━━ Provided entries ━━

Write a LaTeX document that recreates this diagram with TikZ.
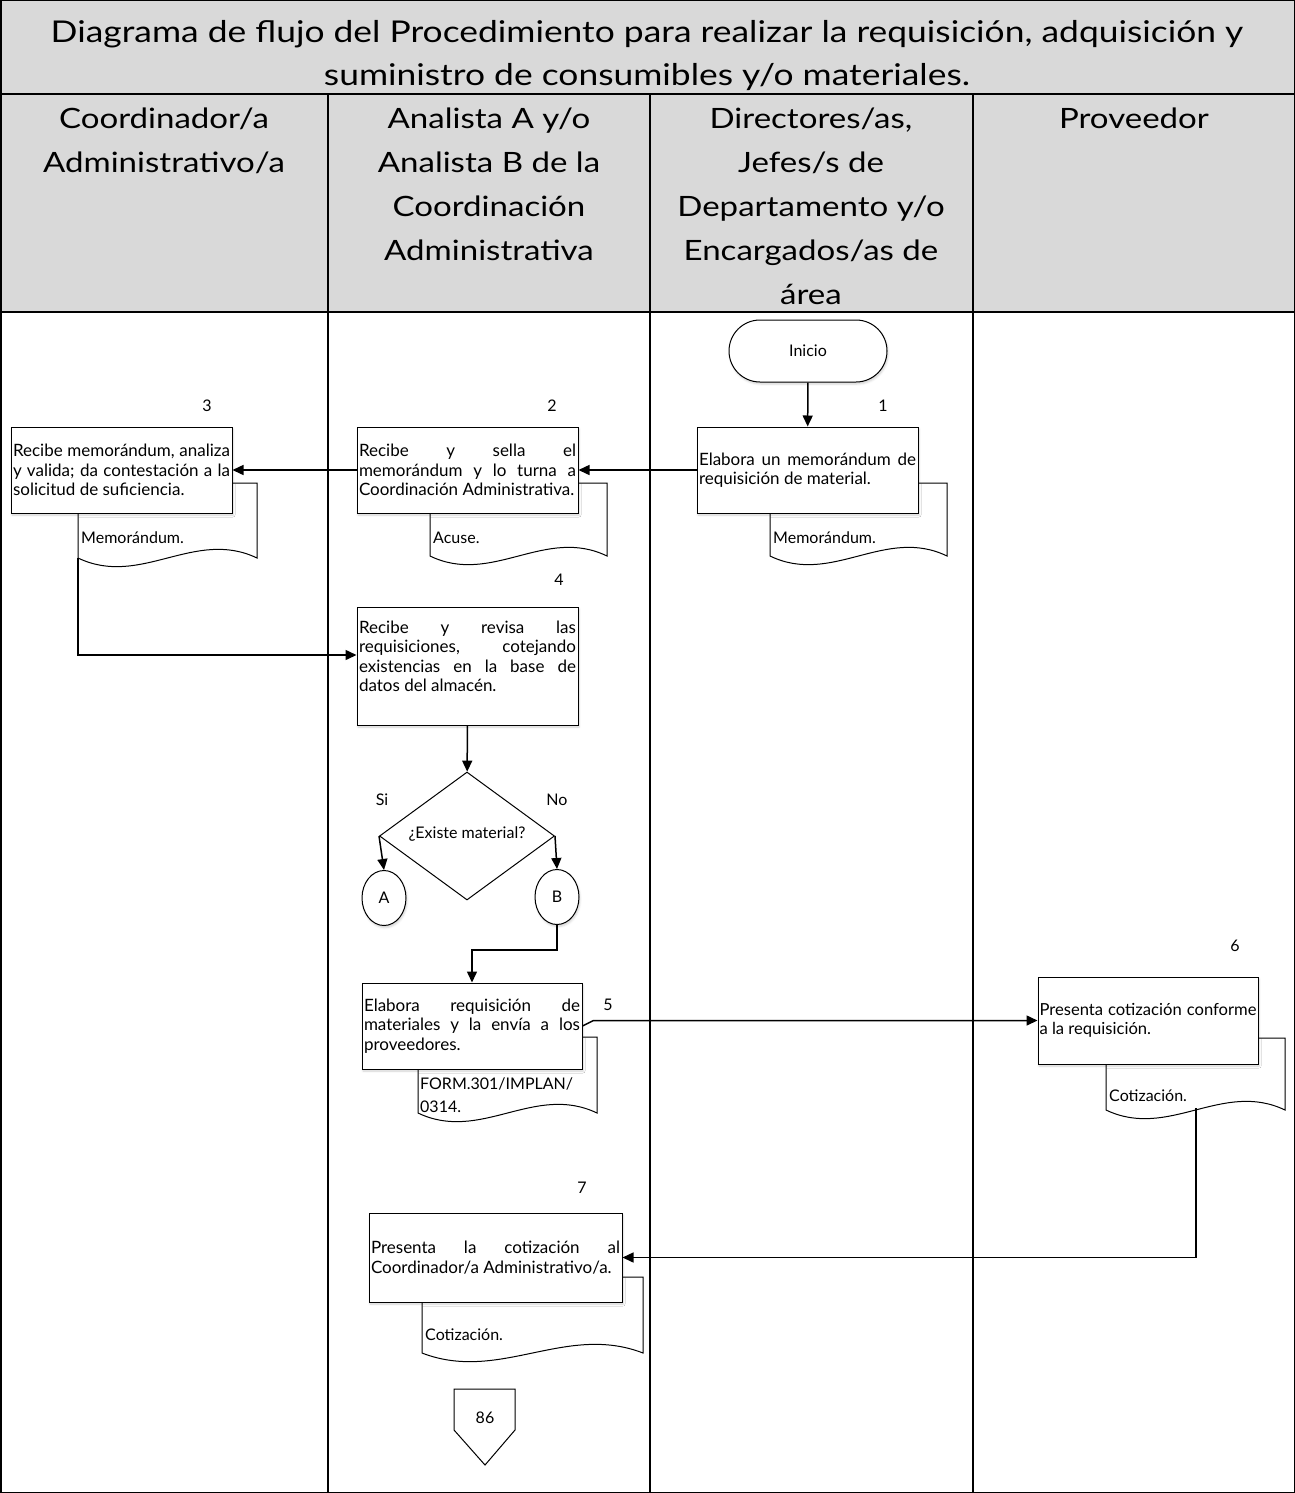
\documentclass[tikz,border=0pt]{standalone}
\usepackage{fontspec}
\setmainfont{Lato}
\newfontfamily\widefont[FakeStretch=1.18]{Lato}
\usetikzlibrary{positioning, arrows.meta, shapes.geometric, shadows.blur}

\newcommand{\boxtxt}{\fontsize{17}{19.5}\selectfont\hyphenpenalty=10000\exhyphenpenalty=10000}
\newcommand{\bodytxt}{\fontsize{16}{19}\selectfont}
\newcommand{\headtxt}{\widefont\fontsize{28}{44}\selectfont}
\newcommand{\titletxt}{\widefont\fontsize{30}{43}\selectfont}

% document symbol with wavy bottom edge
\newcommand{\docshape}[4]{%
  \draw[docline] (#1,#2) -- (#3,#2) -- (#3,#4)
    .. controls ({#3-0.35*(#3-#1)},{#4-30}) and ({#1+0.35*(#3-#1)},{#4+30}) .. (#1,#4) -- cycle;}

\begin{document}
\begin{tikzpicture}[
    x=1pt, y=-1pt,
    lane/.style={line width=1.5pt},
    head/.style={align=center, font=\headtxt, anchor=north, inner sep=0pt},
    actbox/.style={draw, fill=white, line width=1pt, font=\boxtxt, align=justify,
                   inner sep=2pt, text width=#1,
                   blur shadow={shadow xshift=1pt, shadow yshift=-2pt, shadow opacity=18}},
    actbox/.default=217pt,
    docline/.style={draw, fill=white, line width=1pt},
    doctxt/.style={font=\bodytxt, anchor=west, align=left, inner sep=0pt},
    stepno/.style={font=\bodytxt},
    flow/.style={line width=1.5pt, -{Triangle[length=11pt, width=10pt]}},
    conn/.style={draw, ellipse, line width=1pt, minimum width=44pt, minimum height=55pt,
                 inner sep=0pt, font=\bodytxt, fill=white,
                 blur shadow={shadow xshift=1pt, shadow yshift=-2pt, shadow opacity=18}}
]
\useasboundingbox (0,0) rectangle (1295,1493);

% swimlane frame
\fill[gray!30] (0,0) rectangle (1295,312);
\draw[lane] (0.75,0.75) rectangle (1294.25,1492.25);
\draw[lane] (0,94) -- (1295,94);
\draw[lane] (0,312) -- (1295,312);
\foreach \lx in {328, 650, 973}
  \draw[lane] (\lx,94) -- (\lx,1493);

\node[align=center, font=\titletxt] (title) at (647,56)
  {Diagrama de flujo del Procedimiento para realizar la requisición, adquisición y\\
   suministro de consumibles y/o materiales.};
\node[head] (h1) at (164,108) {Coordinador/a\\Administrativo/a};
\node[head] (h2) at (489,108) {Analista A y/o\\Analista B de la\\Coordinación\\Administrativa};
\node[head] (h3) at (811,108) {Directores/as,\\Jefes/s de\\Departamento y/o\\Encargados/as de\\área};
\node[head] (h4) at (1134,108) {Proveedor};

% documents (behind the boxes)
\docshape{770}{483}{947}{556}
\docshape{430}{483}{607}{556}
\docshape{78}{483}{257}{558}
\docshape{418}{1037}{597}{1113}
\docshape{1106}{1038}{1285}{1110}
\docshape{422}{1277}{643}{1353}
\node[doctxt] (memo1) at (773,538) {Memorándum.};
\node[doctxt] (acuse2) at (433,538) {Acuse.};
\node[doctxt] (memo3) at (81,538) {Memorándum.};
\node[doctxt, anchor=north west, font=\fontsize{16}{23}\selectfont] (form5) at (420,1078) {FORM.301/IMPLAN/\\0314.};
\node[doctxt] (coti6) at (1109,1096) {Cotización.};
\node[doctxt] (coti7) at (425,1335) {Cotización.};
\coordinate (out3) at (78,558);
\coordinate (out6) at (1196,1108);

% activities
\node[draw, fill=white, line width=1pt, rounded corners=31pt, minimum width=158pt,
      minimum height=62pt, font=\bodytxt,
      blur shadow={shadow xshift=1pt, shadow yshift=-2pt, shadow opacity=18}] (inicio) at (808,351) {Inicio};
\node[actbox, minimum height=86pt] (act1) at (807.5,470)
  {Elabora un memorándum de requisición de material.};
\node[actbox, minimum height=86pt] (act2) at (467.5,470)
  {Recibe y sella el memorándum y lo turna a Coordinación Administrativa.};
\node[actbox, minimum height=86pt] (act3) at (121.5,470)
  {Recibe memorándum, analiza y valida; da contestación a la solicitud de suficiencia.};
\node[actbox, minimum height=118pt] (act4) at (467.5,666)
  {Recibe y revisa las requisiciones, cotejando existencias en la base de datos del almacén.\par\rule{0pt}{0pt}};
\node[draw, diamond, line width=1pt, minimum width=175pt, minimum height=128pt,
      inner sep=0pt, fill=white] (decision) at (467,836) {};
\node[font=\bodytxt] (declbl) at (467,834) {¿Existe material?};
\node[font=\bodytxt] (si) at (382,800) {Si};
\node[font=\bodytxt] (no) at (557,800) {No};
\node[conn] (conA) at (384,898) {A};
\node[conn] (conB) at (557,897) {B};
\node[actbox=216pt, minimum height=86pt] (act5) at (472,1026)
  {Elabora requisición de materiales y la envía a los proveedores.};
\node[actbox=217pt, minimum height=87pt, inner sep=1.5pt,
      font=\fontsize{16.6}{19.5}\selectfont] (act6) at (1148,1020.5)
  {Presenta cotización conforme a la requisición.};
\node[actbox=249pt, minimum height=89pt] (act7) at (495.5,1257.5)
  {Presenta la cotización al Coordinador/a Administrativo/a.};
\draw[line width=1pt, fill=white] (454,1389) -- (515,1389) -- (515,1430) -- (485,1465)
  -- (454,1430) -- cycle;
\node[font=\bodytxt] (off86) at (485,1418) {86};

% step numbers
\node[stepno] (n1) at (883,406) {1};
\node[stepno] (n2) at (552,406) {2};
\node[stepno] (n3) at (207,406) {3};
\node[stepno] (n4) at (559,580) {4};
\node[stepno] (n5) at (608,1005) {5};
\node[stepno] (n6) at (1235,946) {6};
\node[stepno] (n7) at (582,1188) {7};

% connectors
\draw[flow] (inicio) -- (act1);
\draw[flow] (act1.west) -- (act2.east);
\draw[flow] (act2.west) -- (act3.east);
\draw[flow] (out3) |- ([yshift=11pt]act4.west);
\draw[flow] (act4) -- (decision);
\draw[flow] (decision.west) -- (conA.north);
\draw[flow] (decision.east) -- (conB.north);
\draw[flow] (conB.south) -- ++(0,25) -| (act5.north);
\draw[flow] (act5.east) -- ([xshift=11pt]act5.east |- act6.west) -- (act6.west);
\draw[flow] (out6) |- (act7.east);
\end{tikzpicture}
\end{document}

━━━
━━ Provided entries ━━

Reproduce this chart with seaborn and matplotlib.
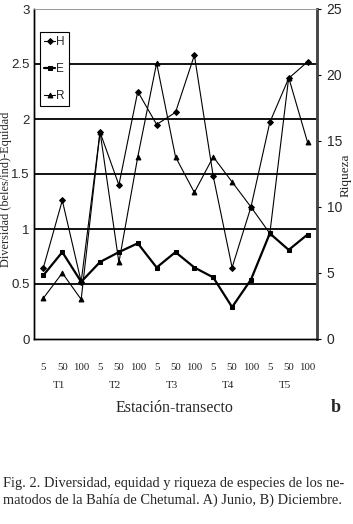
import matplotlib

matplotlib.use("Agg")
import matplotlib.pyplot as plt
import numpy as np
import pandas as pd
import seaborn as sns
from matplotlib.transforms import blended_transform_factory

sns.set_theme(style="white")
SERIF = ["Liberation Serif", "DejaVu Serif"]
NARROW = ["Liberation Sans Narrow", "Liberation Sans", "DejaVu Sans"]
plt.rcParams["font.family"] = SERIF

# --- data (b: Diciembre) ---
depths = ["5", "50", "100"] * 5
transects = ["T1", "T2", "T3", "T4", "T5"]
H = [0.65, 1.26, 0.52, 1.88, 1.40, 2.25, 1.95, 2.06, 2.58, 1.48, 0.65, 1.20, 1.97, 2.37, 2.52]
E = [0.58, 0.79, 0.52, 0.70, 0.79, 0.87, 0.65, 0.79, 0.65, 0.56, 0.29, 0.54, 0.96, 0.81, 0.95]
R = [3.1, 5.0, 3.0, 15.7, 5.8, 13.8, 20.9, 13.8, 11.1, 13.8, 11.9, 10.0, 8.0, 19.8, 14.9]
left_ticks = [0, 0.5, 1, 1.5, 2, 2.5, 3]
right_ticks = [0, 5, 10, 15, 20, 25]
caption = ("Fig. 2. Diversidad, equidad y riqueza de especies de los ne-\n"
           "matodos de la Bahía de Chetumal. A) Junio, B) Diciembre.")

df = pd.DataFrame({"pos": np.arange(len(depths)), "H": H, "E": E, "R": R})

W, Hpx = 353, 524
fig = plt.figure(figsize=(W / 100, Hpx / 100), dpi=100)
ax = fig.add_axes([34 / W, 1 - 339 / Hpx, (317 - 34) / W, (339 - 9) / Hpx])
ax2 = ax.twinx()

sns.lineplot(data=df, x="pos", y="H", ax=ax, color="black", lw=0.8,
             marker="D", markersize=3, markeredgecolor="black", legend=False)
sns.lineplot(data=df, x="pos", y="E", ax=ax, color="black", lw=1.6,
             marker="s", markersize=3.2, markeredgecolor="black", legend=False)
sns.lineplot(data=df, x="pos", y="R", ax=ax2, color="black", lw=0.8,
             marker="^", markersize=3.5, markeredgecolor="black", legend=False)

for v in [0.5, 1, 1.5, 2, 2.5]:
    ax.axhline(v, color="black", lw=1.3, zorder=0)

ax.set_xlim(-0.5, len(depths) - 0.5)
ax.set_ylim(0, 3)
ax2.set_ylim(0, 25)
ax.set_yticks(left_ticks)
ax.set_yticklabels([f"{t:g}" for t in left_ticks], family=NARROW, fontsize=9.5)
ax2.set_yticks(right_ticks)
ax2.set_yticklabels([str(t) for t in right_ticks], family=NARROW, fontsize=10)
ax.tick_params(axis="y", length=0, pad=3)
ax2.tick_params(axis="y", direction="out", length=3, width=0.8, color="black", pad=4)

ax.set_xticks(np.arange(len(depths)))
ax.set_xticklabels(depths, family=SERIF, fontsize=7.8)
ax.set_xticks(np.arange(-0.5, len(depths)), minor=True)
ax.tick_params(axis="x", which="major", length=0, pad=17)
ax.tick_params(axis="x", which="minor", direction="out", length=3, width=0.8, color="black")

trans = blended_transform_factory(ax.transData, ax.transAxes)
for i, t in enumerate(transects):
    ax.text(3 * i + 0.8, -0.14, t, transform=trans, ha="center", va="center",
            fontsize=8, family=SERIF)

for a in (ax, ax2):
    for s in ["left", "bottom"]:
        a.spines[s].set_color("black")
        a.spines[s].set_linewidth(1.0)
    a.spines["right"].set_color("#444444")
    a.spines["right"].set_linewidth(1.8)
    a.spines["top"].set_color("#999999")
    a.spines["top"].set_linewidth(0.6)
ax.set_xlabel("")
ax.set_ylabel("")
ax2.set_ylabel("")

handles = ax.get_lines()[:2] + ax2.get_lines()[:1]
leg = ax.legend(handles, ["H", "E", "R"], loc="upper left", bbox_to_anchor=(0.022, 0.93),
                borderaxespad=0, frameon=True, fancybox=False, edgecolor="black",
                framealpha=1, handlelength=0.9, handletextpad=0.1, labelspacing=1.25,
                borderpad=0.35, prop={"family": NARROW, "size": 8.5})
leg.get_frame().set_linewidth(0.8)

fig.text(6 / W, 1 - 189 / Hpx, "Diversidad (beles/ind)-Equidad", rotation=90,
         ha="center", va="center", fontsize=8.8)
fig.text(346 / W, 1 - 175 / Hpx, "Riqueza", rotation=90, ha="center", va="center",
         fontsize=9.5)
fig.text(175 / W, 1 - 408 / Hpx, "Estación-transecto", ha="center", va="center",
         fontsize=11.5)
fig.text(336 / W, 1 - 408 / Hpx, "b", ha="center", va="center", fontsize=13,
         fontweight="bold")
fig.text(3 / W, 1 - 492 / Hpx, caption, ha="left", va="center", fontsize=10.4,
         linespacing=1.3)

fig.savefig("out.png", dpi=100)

━━━

Work instructions: Repeat exactly, and only, the entries from the line with "Reproduce this chart" through the line with "from matplotlib.transforms import". Pictures are skipped.

Response to the exercise:
Reproduce this chart with seaborn and matplotlib.
import matplotlib

matplotlib.use("Agg")
import matplotlib.pyplot as plt
import numpy as np
import pandas as pd
import seaborn as sns
from matplotlib.transforms import blended_transform_factory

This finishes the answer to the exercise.